For keyword “Svertorobotingle”: YES
For URL: YES
GSC reporting indexed: NO
Site: working: YES
Info: working: YES
Cache: working: YES
Javascript title indexed: NO
29/01/2019 @ 11:11:
Had an alert from VisualPing that the cache: was not working, manually trying the cache: link still gave 404.
For keyword “Svertorobotingle”: YES
For URL: YES
GSC reporting indexed: NO
Site: working: YES
Info: working: YES
Cache: working: YES/NO(!)
Javascript title indexed: NO
29/01/2019 @ 18:10:
Cache seems to have propagated and is working on any request. GSC still reports page is not indexed.
For keyword “Svertorobotingle”: YES
For URL: YES
GSC reporting indexed: NO
Site: working: YES
Info: working: YES
Cache: working: YES
Javascript title indexed: NO
01/02/2019 @ 08:10:
GSC Reports paged are indexed, the title is still the non-javascript title.
For keyword “Svertorobotingle”: YES
For URL: YES
GSC reporting indexed: YES
Site: working: YES
Info: working: YES
Cache: working: YES
Javascript title indexed: NO
21/02/2019 @ 09:52:
Google has finally cached the Javascript title!
For keyword “Svertorobotingle”: YES
For URL: YES
GSC reporting indexed: YES
Site: working: YES
Info: working: YES
Cache: working: YES
Javascript title indexed: YES
It took 24 days, but we got there:
Conclusion
Google functions such as showing indexed in GSC, presenting cached page, information on operators and ranking for URL/keyword are independent, in at least in the fact there appears to be no inter-dependence on one happening before another.
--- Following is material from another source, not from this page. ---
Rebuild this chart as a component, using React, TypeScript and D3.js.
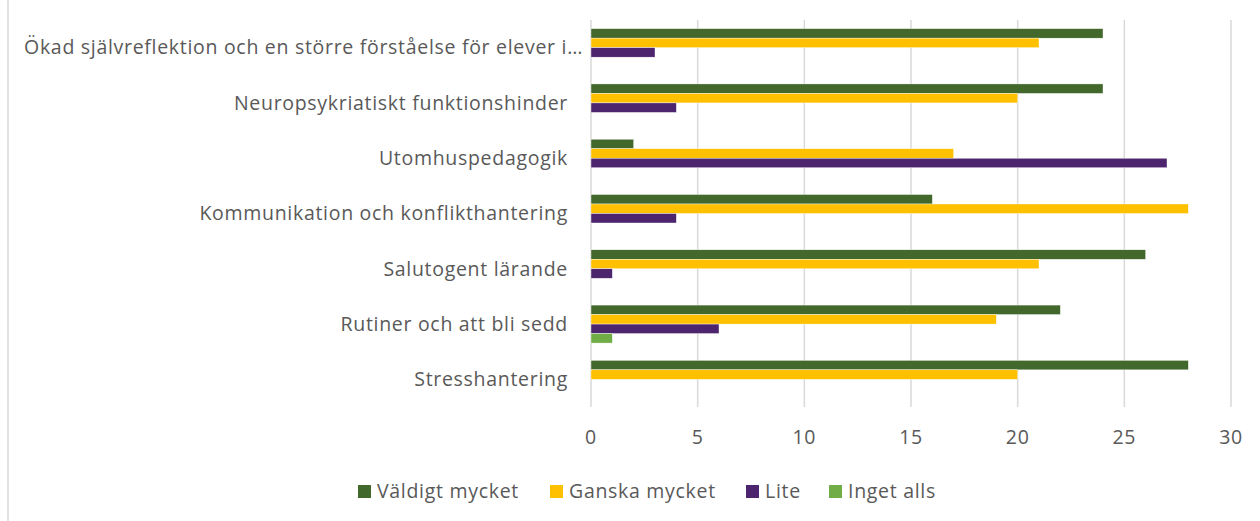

I assume this is down to the sheer scale of these systems as John Mueller hinted at, but it does mean you don’t have to worry if “x hasn’t done y” yet.
It was interesting to see that it took 24 days for the Javascript version of the page to get rendered, another indicator that we should not be relying on client-side Javascript to do things on our sites wherever possible.